First, think of a discipline where studying the past masters isn’t part of the curriculum. There isn’t one. 

Business is literally the only discipline I can think of where people are encouraged to ignore the advice of people who have actually succeeded in favor of taking advice from people who have accomplished next to nothing. This seems pretty stupid to me.

Every successful business person I know takes advice from other successful business people who have real, lived experience and a demonstrable track record. Why? The difference between theory and practice is bigger in practice than in theory. This is the biggest lesson you learn from reading about how things played out in the real world. 

Second, read the biographies of the greatest entrepreneurs and you will find that they aren’t success stories at all. They are failure stories! They are failing over and over and over and over and over again and eventually succeeding. Or succeeding then failing then succeeding again. Churchill was right: “Success is stumbling from failure to failure with no loss of enthusiasm.” 

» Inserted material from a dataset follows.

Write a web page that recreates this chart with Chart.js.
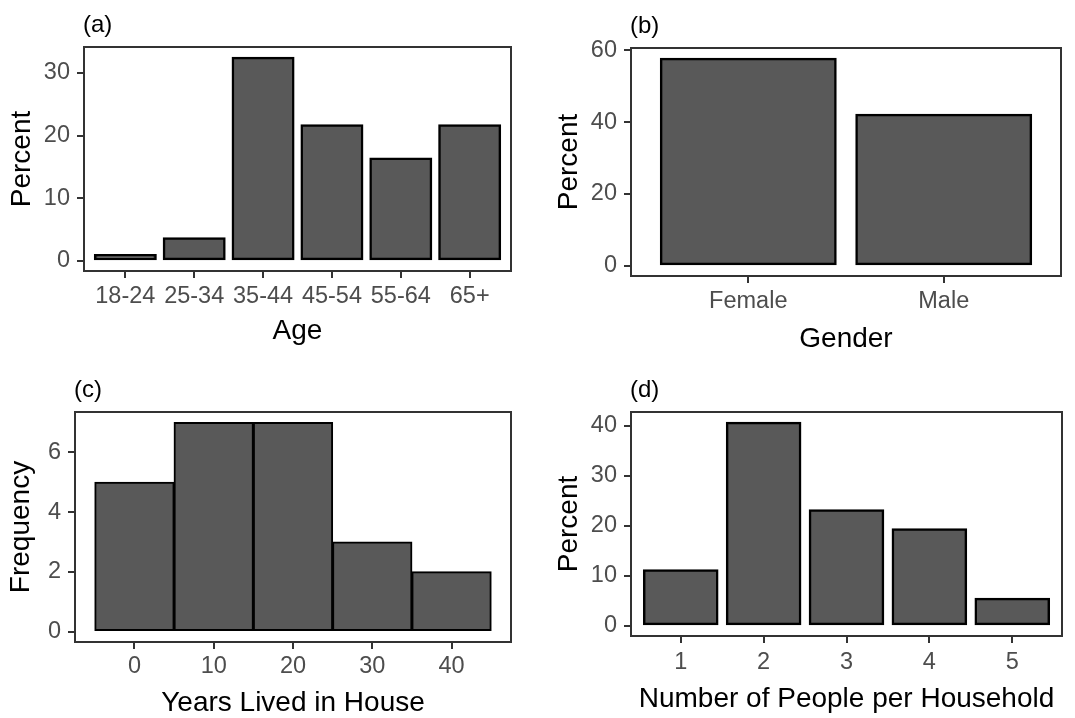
<!DOCTYPE html>
<html>
<head>
<meta charset="utf-8">
<script src="https://cdn.jsdelivr.net/npm/chart.js@4.4.1/dist/chart.umd.min.js"></script>
<style>
  html, body { margin: 0; padding: 0; background: #ffffff; }
  #fig { position: relative; width: 1075px; height: 718px; overflow: hidden; }
  #fig canvas { position: absolute; }
</style>
</head>
<body>
<div id="fig">
  <canvas id="panelA" width="540" height="360" style="left:0px;top:0px"></canvas>
  <canvas id="panelB" width="535" height="360" style="left:540px;top:0px"></canvas>
  <canvas id="panelC" width="540" height="358" style="left:0px;top:360px"></canvas>
  <canvas id="panelD" width="535" height="358" style="left:540px;top:360px"></canvas>
</div>
<script>
// ---- survey data ----
const ageGroups = ['18-24', '25-34', '35-44', '45-54', '55-64', '65+'];
const agePercent = [1.0, 3.7, 32.5, 21.7, 16.4, 21.7];
const ageTicksY = [0, 10, 20, 30];

const genders = ['Female', 'Male'];
const genderPercent = [57.8, 42.2];
const genderTicksY = [0, 20, 40, 60];

const yearsBinCenters = [0, 10, 20, 30, 40];
const yearsBinWidth = 10;
const yearsFrequency = [5, 7, 7, 3, 2];
const yearsTicksX = [0, 10, 20, 30, 40];
const yearsTicksY = [0, 2, 4, 6];

const householdSizes = ['1', '2', '3', '4', '5'];
const householdPercent = [11.2, 40.7, 23.2, 19.4, 5.5];
const householdTicksY = [0, 10, 20, 30, 40];

// ---- look ----
const FONT = "'Liberation Sans', Arial, Helvetica, sans-serif";
const TICK_COLOR = '#4D4D4D';
const LINE_COLOR = '#333333';
const BAR_FILL = '#595959';
const TICK_FONT = 23.5;
const TITLE_FONT = 28;
const TAG_FONT = 24;
Chart.defaults.font.family = FONT;

// ggplot-style 5% padding of a continuous range
function expand(lo, hi, frac) {
  const d = (hi - lo) * frac;
  return [lo - d, hi + d];
}

// box around the plotting region
const panelFrame = {
  id: 'panelFrame',
  afterDatasetsDraw(chart) {
    const { ctx, chartArea: a } = chart;
    ctx.save();
    ctx.strokeStyle = LINE_COLOR;
    ctx.lineWidth = 2;
    ctx.strokeRect(a.left, a.top, a.right - a.left, a.bottom - a.top);
    ctx.restore();
  }
};

// "(a)", "(b)" ... label above each panel
const panelTag = {
  id: 'panelTag',
  afterDraw(chart, args, opts) {
    const { ctx, chartArea: a } = chart;
    ctx.save();
    ctx.font = TAG_FONT + 'px ' + FONT;
    ctx.fillStyle = '#000000';
    ctx.textAlign = 'left';
    ctx.textBaseline = 'middle';
    ctx.fillText(opts.text, a.left - 1, a.top - 22);
    ctx.restore();
  }
};

function makePanel(canvasId, spec, geom) {
  const yRange = expand(0, Math.max(...spec.values), 0.05);
  const points = spec.values.map((v, i) => ({ x: spec.positions[i], y: v }));
  const axisGrid = () => ({
    display: true, drawOnChartArea: false, drawTicks: true, offset: false,
    tickLength: 7, color: LINE_COLOR, lineWidth: 2
  });
  return new Chart(document.getElementById(canvasId), {
    type: 'bar',
    data: {
      datasets: [{
        data: points,
        backgroundColor: BAR_FILL,
        borderColor: '#000000',
        borderWidth: spec.outline,
        borderSkipped: false,
        inflateAmount: 0.5,
        barPercentage: spec.barPct,
        categoryPercentage: 1
      }]
    },
    options: {
      responsive: false,
      animation: false,
      devicePixelRatio: 1,
      layout: { padding: { top: geom.top, right: geom.right, left: 0, bottom: 0 } },
      plugins: {
        legend: { display: false },
        tooltip: { enabled: false },
        panelTag: { text: spec.tag }
      },
      scales: {
        x: {
          type: 'linear',
          min: spec.xRange[0],
          max: spec.xRange[1],
          offset: false,
          afterFit(s) { s.height = geom.xHeight; },
          afterBuildTicks(s) { s.ticks = spec.xTicks.map(v => ({ value: v })); },
          ticks: {
            callback: (v) => spec.xLabel(v),
            color: TICK_COLOR, font: { size: TICK_FONT }, padding: geom.xTickPad,
            maxRotation: 0, autoSkip: false
          },
          grid: axisGrid(),
          border: { display: false },
          title: {
            display: true, text: spec.xTitle, color: '#000000',
            font: { size: TITLE_FONT }, padding: { top: 0, bottom: geom.xTitlePad }
          }
        },
        y: {
          type: 'linear',
          min: yRange[0],
          max: yRange[1],
          afterFit(s) { s.width = geom.yWidth; },
          afterBuildTicks(s) { s.ticks = spec.yTicks.map(v => ({ value: v })); },
          ticks: { color: TICK_COLOR, font: { size: TICK_FONT }, padding: 7 },
          grid: axisGrid(),
          border: { display: false },
          title: {
            display: true, text: spec.yTitle, color: '#000000',
            font: { size: TITLE_FONT }, padding: { top: geom.yTitlePad, bottom: 0 }
          }
        }
      }
    },
    plugins: [panelFrame, panelTag]
  });
}

// discrete axis: categories at 1..n with 0.6 units of room on each side
function discreteSpec(labels, values) {
  return {
    positions: labels.map((_, i) => i + 1),
    xRange: [0.4, labels.length + 0.6],
    xTicks: labels.map((_, i) => i + 1),
    xLabel: (v) => labels[v - 1],
    values: values,
    barPct: 0.9,
    outline: 2.5
  };
}

makePanel('panelA', Object.assign(discreteSpec(ageGroups, agePercent), {
  tag: '(a)', xTitle: 'Age', yTitle: 'Percent', yTicks: ageTicksY
}), { top: 47, right: 29, yWidth: 84, xHeight: 89, xTickPad: 4, xTitlePad: 12, yTitlePad: 5.5 });

makePanel('panelB', Object.assign(discreteSpec(genders, genderPercent), {
  tag: '(b)', xTitle: 'Gender', yTitle: 'Percent', yTicks: genderTicksY
}), { top: 48, right: 14, yWidth: 91, xHeight: 84, xTickPad: 4.5, xTitlePad: 4, yTitlePad: 12 });

// histogram: 10-year bins centred on the tick values
const yearsEdges = [yearsBinCenters[0] - yearsBinWidth / 2,
                    yearsBinCenters[yearsBinCenters.length - 1] + yearsBinWidth / 2];
makePanel('panelC', {
  positions: yearsBinCenters,
  xRange: expand(yearsEdges[0], yearsEdges[1], 0.05),
  xTicks: yearsTicksX,
  xLabel: (v) => String(v),
  values: yearsFrequency,
  barPct: 1,
  outline: 2,
  tag: '(c)', xTitle: 'Years Lived in House', yTitle: 'Frequency', yTicks: yearsTicksY
}, { top: 52, right: 29, yWidth: 75, xHeight: 76, xTickPad: 3.5, xTitlePad: -2.5, yTitlePad: 4.5 });

makePanel('panelD', Object.assign(discreteSpec(householdSizes, householdPercent), {
  tag: '(d)', xTitle: 'Number of People per Household', yTitle: 'Percent', yTicks: householdTicksY
}), { top: 52, right: 13, yWidth: 91, xHeight: 82, xTickPad: 5, xTitlePad: 1.5, yTitlePad: 12 });
</script>
</body>
</html>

Of course there is luck and context involved — there is in anything. Of course eating the same breakfast as Larry Ellison isn't going to make you into him. Very few people are stupid enough to think that. But...

Third, these stories inspire people. It is exciting to see other people accomplish their dreams and think it might be possible for us to do the same. It is human nature to be inspired by great achievements, and there is nothing wrong with dreaming big and aspiring to follow in a titan's footsteps.

Somebody has to win Olympic gold, build a brilliant business, invent breakthrough products or technologies and do things that have never been done before. Why not you? Don't let an armchair expert who's read The Art of Thinking Clearly talk you out of it before you've even begun! 

Hose me with hate in the comments.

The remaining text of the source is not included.